Social Media and Real‑Time Engagement
Platforms like Twitter, Facebook, and local equivalents have become essential channels for transparency. Officials can livestream meetings, share infographics, and respond to questions instantly. The informal nature of social media also lowers the psychological barrier to participation – citizens who might be intimidated by a formal hearing are comfortable leaving a comment on a government Facebook page.
The Legal and Institutional Framework
Long‑lasting transparency requires a backbone of laws and independent institutions.
Freedom of Information Laws
Over 100 countries have enacted freedom of information (FOI) or right to information laws. These statutes give citizens a legal right to request records, and they compel agencies to respond within a specified period. Robust FOI laws include proactive disclosure requirements, limited exemptions, and an independent oversight body (such as an information commissioner) that can adjudicate disputes. The United Nations has recognized access to information as a fundamental human right.
Independent Oversight Bodies
Legislation alone is not enough.
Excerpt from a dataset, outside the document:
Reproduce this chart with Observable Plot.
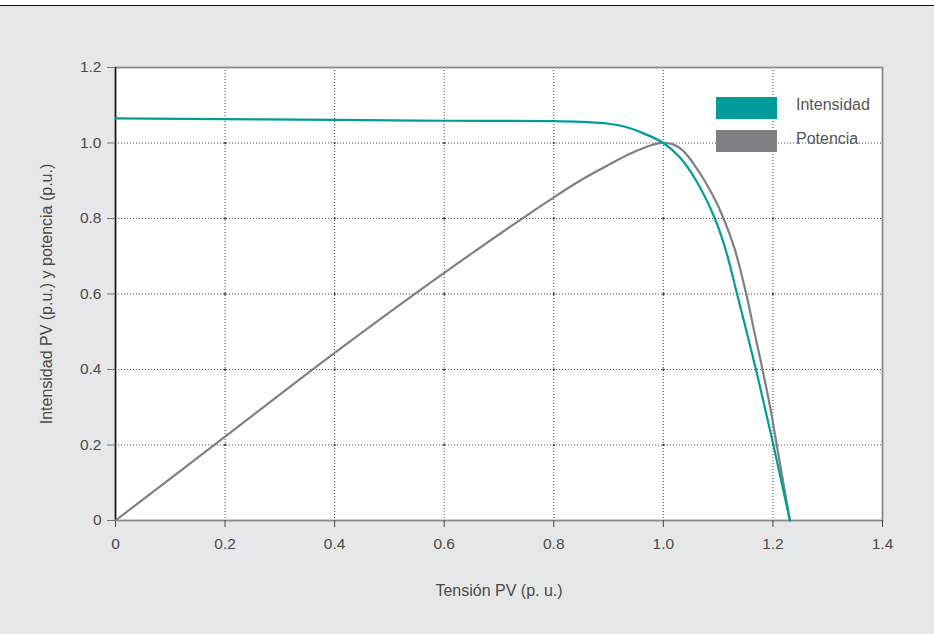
<!DOCTYPE html>
<html>
<head>
<meta charset="utf-8">
<script src="https://cdn.jsdelivr.net/npm/d3@7"></script>
<script src="https://cdn.jsdelivr.net/npm/@observablehq/plot@0.6"></script>
<style>
  html, body { margin: 0; padding: 0; }
  body { width: 934px; height: 634px; overflow: hidden; background: #e6e7e8; font-family: "Liberation Sans", Arial, sans-serif; }
  #wrap { position: relative; width: 934px; height: 634px; }
  #topstrip { position: absolute; left: 0; top: 0; width: 934px; height: 5px; background: #fff; border-bottom: 1.6px solid #111; }
  #chart { position: absolute; left: 0; top: 0; }
  .legend { position: absolute; left: 716px; font-size: 16px; color: #555; }
  .legend .sw { position: absolute; left: 0; width: 61px; height: 22px; }
  .legend .lb { position: absolute; left: 80px; white-space: nowrap; line-height: 18px; }
  #chart svg g[aria-label="x-axis label"] text, #chart svg g[aria-label="y-axis label"] text { font-size: 16px; }
</style>
</head>
<body>
<div id="wrap">
  <div id="topstrip"></div>
  <div id="chart"></div>
  <div class="legend" style="top:97px">
    <div class="sw" style="background:#009c9c"></div>
    <div class="lb" style="top:-1px">Intensidad</div>
  </div>
  <div class="legend" style="top:130px">
    <div class="sw" style="background:#7f8084"></div>
    <div class="lb" style="top:0px">Potencia</div>
  </div>
</div>
<script>
const xTicks = [0, 0.2, 0.4, 0.6, 0.8, 1.0, 1.2, 1.4];
const yTicks = [0, 0.2, 0.4, 0.6, 0.8, 1.0, 1.2];
const xGrid = [0.2, 0.4, 0.6, 0.8, 1.0, 1.2];
const yGrid = [0.2, 0.4, 0.6, 0.8, 1.0];

// Intensidad (p.u.) vs Tensión (p.u.)
const voltI =     [0, 0.2, 0.4, 0.6, 0.8, 0.85, 0.9, 0.93, 0.958, 1.0, 1.03, 1.06, 1.094, 1.114, 1.1345, 1.152, 1.169, 1.185, 1.2, 1.216, 1.231];
const intensity = [1.065, 1.063, 1.061, 1.059, 1.058, 1.056, 1.051, 1.043, 1.029, 1.0, 0.962, 0.90, 0.80, 0.716, 0.60, 0.50, 0.40, 0.30, 0.205, 0.10, 0];

// Potencia (p.u.) vs Tensión (p.u.)
const voltP = [0, 0.2, 0.4, 0.6, 0.8, 0.85, 0.9, 0.94, 0.97, 0.99, 1.005, 1.02, 1.035, 1.06, 1.09, 1.11, 1.13, 1.151, 1.166, 1.181, 1.195, 1.207, 1.219, 1.231];
const power = [0, 0.222, 0.444, 0.656, 0.856, 0.902, 0.942, 0.972, 0.99, 0.999, 1.0, 0.995, 0.981, 0.935, 0.862, 0.80, 0.72, 0.602, 0.50, 0.40, 0.30, 0.20, 0.10, 0];

const seriesI = voltI.map((v, i) => ({v, val: intensity[i]}));
const seriesP = voltP.map((v, i) => ({v, val: power[i]}));
const crosses = xGrid.flatMap(x => yGrid.map(y => ({x, y})));

const fmt = d => d === 0 ? "0" : d3.format(".1f")(d);

const chart = Plot.plot({
  width: 934,
  height: 634,
  marginLeft: 115,
  marginRight: 52,
  marginTop: 67,
  marginBottom: 114,
  style: {background: "transparent", fontFamily: "Liberation Sans, Arial, sans-serif", fontSize: "15px", color: "#4a4a4a"},
  x: {domain: [0, 1.4]},
  y: {domain: [0, 1.2]},
  marks: [
    Plot.frame({fill: "white", stroke: "none"}),
    Plot.ruleX(xGrid, {stroke: "#444", strokeWidth: 1, strokeDasharray: "1,2"}),
    Plot.ruleY(yGrid, {stroke: "#444", strokeWidth: 1, strokeDasharray: "1,2"}),
    Plot.dot(crosses, {x: "x", y: "y", r: 1.1, fill: "#333", stroke: "none"}),
    Plot.frame({stroke: "#8a8a8a", strokeWidth: 1.8}),
    Plot.ruleX([0], {stroke: "#111", strokeWidth: 1.4}),
    Plot.axisX({ticks: xTicks, tickFormat: fmt, tickSize: 7, tickPadding: 10, stroke: "#444", fill: "#4a4a4a", fontSize: 15.5,
      label: "Tensión PV (p. u.)", labelAnchor: "center", labelArrow: "none", labelOffset: 75}),
    Plot.axisY({ticks: yTicks, tickFormat: fmt, tickSize: 8, tickPadding: 6, stroke: "#777", fill: "#4a4a4a", fontSize: 15.5,
      label: "Intensidad PV (p.u.) y potencia (p.u.)", labelAnchor: "center", labelArrow: "none", labelOffset: 75}),
    Plot.line(seriesP, {x: "v", y: "val", stroke: "#7f8084", strokeWidth: 2.2, curve: "catmull-rom"}),
    Plot.line(seriesI, {x: "v", y: "val", stroke: "#009c9c", strokeWidth: 2.2, curve: "catmull-rom"})
  ]
});
document.getElementById("chart").appendChild(chart);
</script>
</body>
</html>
Institutions such as anti‑corruption commissions, ombudsman offices, and audit courts monitor compliance with transparency rules. They also investigate complaints and publish reports that inform the public. The existence of these bodies reassures citizens that their participation is taken seriously and that violations will be addressed.
Open Government Partnership (OGP) Commitments
The OGP provides a structured framework for countries to co‑create national action plans with civil society. These plans include specific, measurable transparency reforms. Participation in the OGP has been linked to measurable improvements in both openness and civic engagement (Open Government Partnership Explainer). As of 2025, 77 countries and 106 local governments are members, creating a global community of practice.
Conclusion: Building a Culture of Openness
Transparency and public participation are not separate goals; they are two sides of the same democratic coin. When governments open their data, processes, and decisions to the light, they create an environment where citizens are informed, trusted, and empowered to contribute. The case studies from Porto Alegre to Estonia to Kenya show that openness is not a theoretical ideal but a practical strategy that leads to better policies, higher trust, and more resilient communities.
Of course, transparency alone cannot magically solve problems of inequality, political polarisation, or bureaucratic inertia. It must be accompanied by deliberate efforts to lower barriers, simplify information, and reach all segments of society. Yet the evidence is clear: governments that invest in transparency see a corresponding rise in the depth and diversity of public participation. In an era of declining trust in democratic institutions, transparency offers a path back to genuine, inclusive governance. By embedding openness into every layer of decision-making, we can rebuild the social contract one informed citizen at a time.